The first time I was told I had cancer; I thought it might be the beginning of the end of my life.
I remember thinking, I can’t die now, I have unfinished projects everywhere I look, who will finish them? And I had always assumed I would be here to take care of my wife when we got older. Who will do that if I’m not here?
After prayer and consideration, I came to realize that there isn’t really anything that won’t get by without me.
I was mentally preparing my self for the end. You reluctantly try the notion on for size, wear it around for a while, and with God you can say, “If I must, I can do this.”
I had surgery and recovery, and after a while I thought my life might continue.
Time passes and you start thinking, “Maybe I will be around a while, maybe even a long time.” So you wear that around and get used to it.
Then came the second cancer, this one incurable. Those words are devastating, but good or bad (bad or worse), I have God’s peace. I remember the moment it hit me, the peace that passes all understanding. You can learn about it here – Philippians 4:7.
Certainly, I’d rather not have cancer; I’m in no hurry to die, but here on earth, the mortality rate is 100%.
I’m tested every three months. After stable, stable, and continuing stable, it’s easy to cast your focus a little farther out and think again, “Maybe I will be around for years.”
The difference between 1.2 and 1.8 is such a small number, but enough to bring a (Smoldering) Multiple Myeloma patient back for more testing, x-rays, waiting for the next answer (and the next question), and realizing again that this is could well be the beginning of the end.
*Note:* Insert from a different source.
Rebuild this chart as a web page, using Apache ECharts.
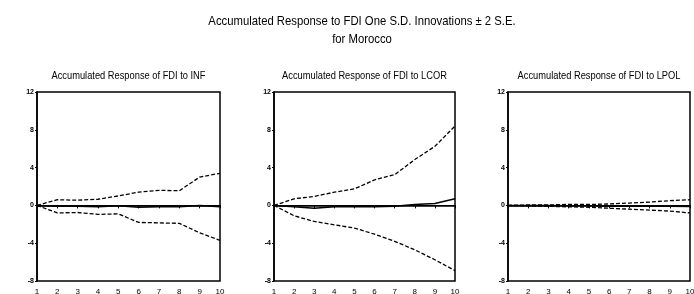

I feel like such a wimp when I read the blogs and posts of other Multiple Myeloma cancer victims, they’ve been through so much. I’ve been enjoying a fairly normal life, quietly smoldering a year and a half; that’s easy.
These MMr’s are experienced and decorated medical combat veterans. Most have had serious medications, agonizing treatments, terrible side-effects, lives completely upended, and eventually – finally, death.
I read one Multiple Myeloma blogger’s list of stages he predicts most of us will go through. There was not one mention of Jesus, no peace from God.
How sad for him to face this (and eternity) without joy. His only hope was in doctors and medicine. I love doctors and medicine (and insurance!), but even with the very best, one day I will die.
I remember hearing it said of someone who survived a great tragedy, “God was surely with them!” But, then I wondered about those who didn’t survive, was God not with them? If they were believers, God was with them.
I realize that because he is always with me. Going in or out of the hospital, going in or out of cancer, going in or out of life, His presence is undeniable.
This cancer experience hasn’t been any fun, but through it, I’ve enjoyed the strength and comfort from God’s Peace. Thank you for your prayers for Diane and me.
Monday, I go for another bone marrow biopsy. This is where the roller-coaster starts to get exciting!